- Task
Copy every line with the string "this" in it.

- Supplied material

— START —

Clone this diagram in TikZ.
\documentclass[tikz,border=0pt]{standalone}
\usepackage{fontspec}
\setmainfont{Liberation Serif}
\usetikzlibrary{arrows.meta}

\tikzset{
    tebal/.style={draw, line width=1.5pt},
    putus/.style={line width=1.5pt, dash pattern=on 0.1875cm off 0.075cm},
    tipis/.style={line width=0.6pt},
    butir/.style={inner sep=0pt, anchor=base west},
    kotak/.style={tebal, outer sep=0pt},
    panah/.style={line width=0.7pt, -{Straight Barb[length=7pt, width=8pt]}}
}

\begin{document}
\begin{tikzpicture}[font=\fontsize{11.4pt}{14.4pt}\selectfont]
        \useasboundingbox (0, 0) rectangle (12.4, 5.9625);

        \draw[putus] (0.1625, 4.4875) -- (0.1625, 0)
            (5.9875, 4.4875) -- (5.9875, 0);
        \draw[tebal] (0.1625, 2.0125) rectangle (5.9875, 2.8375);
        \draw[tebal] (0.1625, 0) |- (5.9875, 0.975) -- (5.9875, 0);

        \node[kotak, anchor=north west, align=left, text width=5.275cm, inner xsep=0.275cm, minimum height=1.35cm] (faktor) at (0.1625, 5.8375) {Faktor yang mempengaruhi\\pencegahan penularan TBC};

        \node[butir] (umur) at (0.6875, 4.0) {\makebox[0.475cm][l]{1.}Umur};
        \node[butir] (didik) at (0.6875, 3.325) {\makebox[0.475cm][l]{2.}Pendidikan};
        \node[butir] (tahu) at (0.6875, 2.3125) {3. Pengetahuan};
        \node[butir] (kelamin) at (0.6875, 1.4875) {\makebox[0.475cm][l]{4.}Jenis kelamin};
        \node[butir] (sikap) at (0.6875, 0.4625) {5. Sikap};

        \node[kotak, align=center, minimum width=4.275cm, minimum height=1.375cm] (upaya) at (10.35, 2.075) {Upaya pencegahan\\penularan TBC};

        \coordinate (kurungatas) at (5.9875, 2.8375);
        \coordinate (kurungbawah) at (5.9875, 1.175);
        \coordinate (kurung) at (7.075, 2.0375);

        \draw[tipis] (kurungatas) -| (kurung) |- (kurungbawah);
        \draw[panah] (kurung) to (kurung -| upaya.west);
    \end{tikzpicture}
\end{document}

— END —
— START —

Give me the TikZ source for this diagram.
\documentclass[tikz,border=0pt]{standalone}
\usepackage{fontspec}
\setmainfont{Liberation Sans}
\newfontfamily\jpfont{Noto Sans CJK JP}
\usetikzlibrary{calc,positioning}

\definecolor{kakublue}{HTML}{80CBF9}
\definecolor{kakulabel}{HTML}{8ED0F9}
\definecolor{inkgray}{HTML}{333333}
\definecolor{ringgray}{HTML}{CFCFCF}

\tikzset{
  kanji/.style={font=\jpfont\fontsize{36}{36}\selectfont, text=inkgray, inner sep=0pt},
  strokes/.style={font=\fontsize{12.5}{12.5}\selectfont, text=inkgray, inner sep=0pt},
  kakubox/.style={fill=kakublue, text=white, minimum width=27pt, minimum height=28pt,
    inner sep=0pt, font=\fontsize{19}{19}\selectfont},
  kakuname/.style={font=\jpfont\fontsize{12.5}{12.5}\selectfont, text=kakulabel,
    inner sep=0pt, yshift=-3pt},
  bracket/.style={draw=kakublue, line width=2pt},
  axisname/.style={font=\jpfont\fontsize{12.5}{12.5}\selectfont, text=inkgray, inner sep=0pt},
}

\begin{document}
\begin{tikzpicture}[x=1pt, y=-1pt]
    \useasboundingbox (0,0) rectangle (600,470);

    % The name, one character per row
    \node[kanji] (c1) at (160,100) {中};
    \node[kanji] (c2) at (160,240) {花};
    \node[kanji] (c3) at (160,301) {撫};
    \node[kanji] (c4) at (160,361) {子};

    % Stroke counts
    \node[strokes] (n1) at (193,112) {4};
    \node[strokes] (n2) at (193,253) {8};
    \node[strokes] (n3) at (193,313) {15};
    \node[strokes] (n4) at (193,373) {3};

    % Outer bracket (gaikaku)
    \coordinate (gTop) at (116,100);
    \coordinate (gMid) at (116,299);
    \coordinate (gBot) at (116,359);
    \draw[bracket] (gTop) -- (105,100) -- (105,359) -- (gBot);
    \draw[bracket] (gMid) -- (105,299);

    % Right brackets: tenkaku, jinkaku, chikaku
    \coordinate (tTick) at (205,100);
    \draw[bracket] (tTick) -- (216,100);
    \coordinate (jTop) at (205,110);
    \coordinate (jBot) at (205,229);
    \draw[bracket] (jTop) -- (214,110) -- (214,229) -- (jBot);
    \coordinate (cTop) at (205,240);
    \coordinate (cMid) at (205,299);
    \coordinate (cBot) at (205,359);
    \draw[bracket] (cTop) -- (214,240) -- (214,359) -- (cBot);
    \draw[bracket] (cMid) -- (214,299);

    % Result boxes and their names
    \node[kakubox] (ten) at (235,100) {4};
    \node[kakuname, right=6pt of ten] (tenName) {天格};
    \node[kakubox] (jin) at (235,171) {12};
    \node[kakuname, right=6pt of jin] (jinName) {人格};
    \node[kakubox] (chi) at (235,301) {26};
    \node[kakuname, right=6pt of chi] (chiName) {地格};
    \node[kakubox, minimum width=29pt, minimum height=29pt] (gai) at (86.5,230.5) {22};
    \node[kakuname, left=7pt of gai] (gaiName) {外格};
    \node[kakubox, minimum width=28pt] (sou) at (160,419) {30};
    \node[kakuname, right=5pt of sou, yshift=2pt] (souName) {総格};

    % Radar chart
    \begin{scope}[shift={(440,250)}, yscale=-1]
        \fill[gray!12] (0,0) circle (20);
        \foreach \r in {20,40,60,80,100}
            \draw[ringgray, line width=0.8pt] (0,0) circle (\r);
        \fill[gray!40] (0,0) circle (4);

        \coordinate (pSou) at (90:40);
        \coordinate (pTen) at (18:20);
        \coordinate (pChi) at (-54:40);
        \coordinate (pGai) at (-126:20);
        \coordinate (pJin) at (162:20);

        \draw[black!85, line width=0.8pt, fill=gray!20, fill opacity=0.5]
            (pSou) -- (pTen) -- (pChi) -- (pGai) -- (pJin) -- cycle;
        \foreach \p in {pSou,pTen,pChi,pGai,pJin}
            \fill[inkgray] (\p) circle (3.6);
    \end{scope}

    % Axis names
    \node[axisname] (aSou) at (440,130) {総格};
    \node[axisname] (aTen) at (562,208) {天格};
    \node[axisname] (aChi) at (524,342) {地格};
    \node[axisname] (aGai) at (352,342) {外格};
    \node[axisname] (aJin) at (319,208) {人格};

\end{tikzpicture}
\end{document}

— END —
— START —

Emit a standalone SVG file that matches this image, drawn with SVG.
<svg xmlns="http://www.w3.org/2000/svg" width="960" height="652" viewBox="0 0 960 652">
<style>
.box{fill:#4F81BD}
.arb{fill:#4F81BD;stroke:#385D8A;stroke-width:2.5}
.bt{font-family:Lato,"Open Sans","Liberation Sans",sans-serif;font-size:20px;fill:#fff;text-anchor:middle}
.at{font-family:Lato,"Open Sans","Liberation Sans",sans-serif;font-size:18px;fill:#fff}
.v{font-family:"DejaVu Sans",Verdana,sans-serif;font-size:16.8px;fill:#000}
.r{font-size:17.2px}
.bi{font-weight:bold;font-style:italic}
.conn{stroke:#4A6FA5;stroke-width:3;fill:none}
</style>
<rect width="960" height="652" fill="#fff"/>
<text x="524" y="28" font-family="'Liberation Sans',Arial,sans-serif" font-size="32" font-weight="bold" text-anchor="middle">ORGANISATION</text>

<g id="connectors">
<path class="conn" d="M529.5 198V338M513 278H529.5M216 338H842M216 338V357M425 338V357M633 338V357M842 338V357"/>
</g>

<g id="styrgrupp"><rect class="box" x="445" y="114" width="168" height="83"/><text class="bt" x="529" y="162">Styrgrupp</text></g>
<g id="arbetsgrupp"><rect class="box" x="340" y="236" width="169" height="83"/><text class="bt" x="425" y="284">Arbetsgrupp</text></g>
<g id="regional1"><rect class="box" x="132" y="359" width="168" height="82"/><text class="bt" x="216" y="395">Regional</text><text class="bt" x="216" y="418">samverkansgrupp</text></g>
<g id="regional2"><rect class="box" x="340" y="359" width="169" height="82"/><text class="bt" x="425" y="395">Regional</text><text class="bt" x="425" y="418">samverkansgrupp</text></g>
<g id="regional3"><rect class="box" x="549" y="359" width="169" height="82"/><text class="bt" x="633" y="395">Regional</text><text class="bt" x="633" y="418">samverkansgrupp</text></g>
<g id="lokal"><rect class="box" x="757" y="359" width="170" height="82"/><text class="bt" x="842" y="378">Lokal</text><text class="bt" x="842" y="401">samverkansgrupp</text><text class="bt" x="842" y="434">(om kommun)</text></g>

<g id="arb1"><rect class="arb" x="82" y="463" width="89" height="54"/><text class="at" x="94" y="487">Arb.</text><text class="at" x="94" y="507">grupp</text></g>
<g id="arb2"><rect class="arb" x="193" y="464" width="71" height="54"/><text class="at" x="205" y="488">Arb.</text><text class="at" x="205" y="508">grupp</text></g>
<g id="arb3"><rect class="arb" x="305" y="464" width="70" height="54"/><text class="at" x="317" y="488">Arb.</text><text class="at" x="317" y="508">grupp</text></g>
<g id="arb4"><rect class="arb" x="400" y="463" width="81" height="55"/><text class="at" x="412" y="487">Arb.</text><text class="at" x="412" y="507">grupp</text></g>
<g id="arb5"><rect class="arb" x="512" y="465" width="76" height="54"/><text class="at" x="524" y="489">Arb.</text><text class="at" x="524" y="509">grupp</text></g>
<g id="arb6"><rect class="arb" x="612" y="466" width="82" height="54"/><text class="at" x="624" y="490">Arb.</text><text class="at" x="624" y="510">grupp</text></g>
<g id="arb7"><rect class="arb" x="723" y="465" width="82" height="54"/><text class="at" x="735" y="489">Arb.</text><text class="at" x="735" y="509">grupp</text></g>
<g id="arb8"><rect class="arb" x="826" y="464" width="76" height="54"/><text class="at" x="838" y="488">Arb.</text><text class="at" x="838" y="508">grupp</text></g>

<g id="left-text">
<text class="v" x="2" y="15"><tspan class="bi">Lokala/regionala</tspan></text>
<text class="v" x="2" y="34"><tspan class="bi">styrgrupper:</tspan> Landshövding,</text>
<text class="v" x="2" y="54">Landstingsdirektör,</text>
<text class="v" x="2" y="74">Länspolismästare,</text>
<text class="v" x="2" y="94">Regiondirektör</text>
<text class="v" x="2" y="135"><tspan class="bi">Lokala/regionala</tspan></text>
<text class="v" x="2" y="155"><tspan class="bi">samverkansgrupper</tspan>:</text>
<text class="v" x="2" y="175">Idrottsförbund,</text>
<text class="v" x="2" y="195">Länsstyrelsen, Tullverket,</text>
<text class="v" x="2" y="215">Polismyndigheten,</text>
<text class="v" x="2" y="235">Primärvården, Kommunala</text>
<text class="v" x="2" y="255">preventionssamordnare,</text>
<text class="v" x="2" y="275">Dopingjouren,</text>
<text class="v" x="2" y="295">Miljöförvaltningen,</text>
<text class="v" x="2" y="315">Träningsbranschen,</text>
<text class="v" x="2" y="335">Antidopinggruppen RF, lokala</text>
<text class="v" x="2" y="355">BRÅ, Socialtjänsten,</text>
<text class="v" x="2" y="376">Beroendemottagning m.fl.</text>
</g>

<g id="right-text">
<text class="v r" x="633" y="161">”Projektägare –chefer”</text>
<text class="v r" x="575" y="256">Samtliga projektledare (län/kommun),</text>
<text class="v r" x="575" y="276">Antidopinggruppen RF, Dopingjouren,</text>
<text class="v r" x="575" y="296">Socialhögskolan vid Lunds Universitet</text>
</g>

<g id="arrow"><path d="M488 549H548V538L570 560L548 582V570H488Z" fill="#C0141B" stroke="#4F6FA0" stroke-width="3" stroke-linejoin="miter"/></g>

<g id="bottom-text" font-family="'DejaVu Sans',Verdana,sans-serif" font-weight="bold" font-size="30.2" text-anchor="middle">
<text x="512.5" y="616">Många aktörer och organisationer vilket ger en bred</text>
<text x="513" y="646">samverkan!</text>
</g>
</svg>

— END —

- Solution below
Clone this diagram in TikZ.
Give me the TikZ source for this diagram.
Emit a standalone SVG file that matches this image, drawn with SVG.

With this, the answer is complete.